**Description of the task**
Set down the data below from its first line to the line holding "poliert inkl. Kantenbearbeitung</text>", inclusive; omit all pictures.

**Source data**
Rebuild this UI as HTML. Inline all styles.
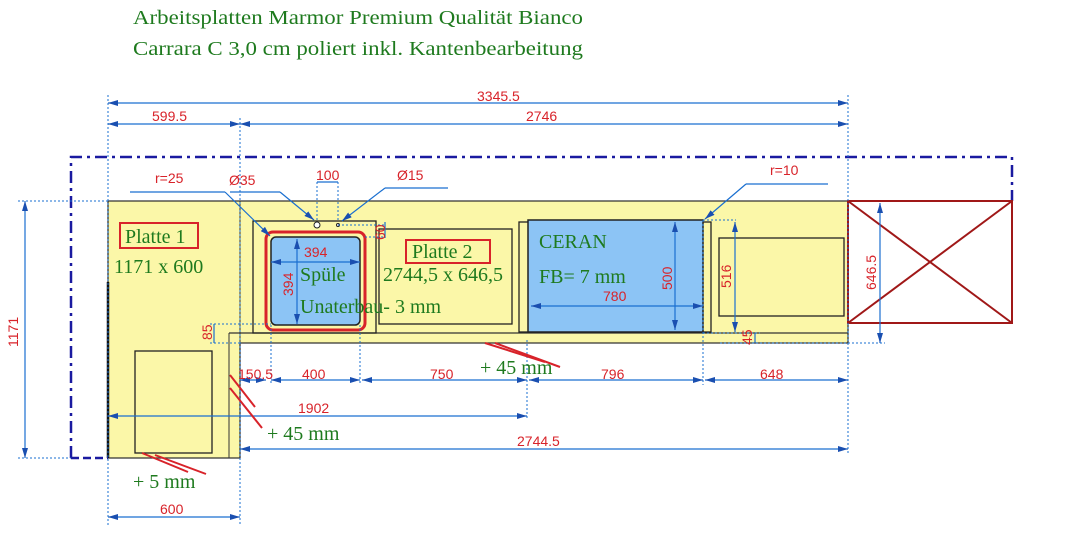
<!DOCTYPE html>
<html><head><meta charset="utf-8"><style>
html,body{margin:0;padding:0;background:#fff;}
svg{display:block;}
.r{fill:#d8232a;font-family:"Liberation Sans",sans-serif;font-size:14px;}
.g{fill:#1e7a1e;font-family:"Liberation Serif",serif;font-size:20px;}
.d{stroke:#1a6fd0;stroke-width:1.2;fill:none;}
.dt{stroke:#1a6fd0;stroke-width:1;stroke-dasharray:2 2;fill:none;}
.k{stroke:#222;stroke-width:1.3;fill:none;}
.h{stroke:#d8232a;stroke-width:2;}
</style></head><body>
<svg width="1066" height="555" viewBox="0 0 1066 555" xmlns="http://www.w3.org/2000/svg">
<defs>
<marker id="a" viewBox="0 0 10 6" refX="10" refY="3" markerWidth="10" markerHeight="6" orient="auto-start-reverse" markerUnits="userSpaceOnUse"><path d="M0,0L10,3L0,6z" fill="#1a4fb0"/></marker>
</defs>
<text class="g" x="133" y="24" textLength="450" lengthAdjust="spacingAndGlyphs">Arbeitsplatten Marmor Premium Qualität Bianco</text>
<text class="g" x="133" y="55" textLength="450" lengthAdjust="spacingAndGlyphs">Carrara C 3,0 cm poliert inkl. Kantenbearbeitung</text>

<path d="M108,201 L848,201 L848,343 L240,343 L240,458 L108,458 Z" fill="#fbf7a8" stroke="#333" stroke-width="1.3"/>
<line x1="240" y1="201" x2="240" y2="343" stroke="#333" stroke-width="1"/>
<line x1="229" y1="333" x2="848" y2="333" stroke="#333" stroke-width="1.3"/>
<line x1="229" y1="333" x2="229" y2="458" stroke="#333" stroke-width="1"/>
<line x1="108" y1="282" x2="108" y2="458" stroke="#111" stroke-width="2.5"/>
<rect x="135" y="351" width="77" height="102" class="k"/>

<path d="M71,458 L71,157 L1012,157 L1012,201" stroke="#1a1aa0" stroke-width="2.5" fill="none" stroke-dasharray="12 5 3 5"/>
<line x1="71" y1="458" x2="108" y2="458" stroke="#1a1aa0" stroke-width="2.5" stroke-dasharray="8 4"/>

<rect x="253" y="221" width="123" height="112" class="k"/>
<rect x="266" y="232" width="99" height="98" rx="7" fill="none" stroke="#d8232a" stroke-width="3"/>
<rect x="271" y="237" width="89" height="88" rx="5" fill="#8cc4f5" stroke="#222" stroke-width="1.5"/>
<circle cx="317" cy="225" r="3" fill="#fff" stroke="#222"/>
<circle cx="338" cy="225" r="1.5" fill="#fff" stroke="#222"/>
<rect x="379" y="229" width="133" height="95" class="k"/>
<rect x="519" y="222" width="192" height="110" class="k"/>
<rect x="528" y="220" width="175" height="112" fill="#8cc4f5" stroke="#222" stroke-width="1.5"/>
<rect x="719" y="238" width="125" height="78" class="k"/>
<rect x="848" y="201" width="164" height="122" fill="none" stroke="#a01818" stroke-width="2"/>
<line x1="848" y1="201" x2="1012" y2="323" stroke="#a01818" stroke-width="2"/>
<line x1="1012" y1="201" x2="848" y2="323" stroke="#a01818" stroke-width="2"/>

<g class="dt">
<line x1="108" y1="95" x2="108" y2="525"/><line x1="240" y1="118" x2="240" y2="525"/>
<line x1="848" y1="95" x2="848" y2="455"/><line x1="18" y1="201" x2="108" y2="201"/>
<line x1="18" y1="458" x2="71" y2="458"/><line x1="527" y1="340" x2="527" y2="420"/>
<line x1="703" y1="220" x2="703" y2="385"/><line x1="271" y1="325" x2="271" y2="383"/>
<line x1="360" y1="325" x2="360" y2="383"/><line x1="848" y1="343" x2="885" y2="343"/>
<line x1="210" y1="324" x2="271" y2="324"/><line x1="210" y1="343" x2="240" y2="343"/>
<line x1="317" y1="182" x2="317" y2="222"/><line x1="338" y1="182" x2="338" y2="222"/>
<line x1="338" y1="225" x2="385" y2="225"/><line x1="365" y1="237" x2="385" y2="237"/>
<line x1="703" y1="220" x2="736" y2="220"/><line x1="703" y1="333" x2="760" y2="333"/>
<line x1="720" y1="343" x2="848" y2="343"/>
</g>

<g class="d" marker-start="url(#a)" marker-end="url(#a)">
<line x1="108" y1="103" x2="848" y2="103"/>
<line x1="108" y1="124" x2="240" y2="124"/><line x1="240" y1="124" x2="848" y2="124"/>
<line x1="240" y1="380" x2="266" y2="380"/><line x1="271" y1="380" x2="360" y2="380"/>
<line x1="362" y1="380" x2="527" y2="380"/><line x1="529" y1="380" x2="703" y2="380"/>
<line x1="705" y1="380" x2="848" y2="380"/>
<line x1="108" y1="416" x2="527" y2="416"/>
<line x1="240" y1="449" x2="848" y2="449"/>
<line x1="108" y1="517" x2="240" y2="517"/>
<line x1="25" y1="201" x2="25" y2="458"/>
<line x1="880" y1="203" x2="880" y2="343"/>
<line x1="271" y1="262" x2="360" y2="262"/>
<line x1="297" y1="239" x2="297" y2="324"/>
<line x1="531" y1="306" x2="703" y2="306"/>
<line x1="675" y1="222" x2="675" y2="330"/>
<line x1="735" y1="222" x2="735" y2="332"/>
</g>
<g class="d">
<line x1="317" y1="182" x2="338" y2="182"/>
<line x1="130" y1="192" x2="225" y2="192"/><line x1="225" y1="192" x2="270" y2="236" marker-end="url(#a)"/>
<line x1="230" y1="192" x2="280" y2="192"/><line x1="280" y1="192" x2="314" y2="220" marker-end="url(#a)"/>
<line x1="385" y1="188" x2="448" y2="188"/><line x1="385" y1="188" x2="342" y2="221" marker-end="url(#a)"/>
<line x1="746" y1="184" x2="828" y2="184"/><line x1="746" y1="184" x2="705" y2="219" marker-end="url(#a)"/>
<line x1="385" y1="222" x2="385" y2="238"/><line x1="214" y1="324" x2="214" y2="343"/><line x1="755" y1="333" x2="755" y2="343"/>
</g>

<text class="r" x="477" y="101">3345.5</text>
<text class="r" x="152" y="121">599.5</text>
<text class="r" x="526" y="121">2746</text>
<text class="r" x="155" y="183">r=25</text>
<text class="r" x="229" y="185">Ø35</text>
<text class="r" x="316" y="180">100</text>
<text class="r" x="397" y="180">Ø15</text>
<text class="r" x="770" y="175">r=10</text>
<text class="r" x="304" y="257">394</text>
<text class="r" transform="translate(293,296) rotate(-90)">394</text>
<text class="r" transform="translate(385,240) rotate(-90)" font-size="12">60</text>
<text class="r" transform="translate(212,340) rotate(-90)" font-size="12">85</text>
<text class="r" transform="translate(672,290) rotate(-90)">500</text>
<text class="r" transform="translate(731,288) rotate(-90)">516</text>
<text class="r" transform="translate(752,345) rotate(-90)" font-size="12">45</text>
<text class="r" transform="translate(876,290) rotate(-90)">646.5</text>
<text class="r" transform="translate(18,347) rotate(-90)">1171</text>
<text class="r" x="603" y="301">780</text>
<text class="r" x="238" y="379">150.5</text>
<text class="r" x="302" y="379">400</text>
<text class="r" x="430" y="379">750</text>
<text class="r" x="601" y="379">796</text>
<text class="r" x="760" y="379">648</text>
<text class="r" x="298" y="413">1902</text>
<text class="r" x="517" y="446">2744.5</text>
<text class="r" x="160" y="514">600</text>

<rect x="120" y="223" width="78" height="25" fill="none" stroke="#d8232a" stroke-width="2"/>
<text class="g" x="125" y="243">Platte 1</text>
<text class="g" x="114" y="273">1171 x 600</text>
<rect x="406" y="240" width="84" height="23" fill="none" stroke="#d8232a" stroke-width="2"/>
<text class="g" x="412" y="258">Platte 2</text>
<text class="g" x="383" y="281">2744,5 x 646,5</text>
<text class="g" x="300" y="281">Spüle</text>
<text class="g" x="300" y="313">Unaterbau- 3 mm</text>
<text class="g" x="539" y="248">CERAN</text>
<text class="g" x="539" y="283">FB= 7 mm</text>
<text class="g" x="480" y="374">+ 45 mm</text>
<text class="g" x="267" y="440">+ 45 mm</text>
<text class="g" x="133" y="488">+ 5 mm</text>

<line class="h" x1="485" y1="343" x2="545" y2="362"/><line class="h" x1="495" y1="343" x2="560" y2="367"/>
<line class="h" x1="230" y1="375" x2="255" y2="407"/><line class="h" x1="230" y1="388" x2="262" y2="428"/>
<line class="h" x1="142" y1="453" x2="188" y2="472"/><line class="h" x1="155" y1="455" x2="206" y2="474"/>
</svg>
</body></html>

**Final result**
Rebuild this UI as HTML. Inline all styles.
<!DOCTYPE html>
<html><head><meta charset="utf-8"><style>
html,body{margin:0;padding:0;background:#fff;}
svg{display:block;}
.r{fill:#d8232a;font-family:"Liberation Sans",sans-serif;font-size:14px;}
.g{fill:#1e7a1e;font-family:"Liberation Serif",serif;font-size:20px;}
.d{stroke:#1a6fd0;stroke-width:1.2;fill:none;}
.dt{stroke:#1a6fd0;stroke-width:1;stroke-dasharray:2 2;fill:none;}
.k{stroke:#222;stroke-width:1.3;fill:none;}
.h{stroke:#d8232a;stroke-width:2;}
</style></head><body>
<svg width="1066" height="555" viewBox="0 0 1066 555" xmlns="http://www.w3.org/2000/svg">
<defs>
<marker id="a" viewBox="0 0 10 6" refX="10" refY="3" markerWidth="10" markerHeight="6" orient="auto-start-reverse" markerUnits="userSpaceOnUse"><path d="M0,0L10,3L0,6z" fill="#1a4fb0"/></marker>
</defs>
<text class="g" x="133" y="24" textLength="450" lengthAdjust="spacingAndGlyphs">Arbeitsplatten Marmor Premium Qualität Bianco</text>
<text class="g" x="133" y="55" textLength="450" lengthAdjust="spacingAndGlyphs">Carrara C 3,0 cm poliert inkl. Kantenbearbeitung</text>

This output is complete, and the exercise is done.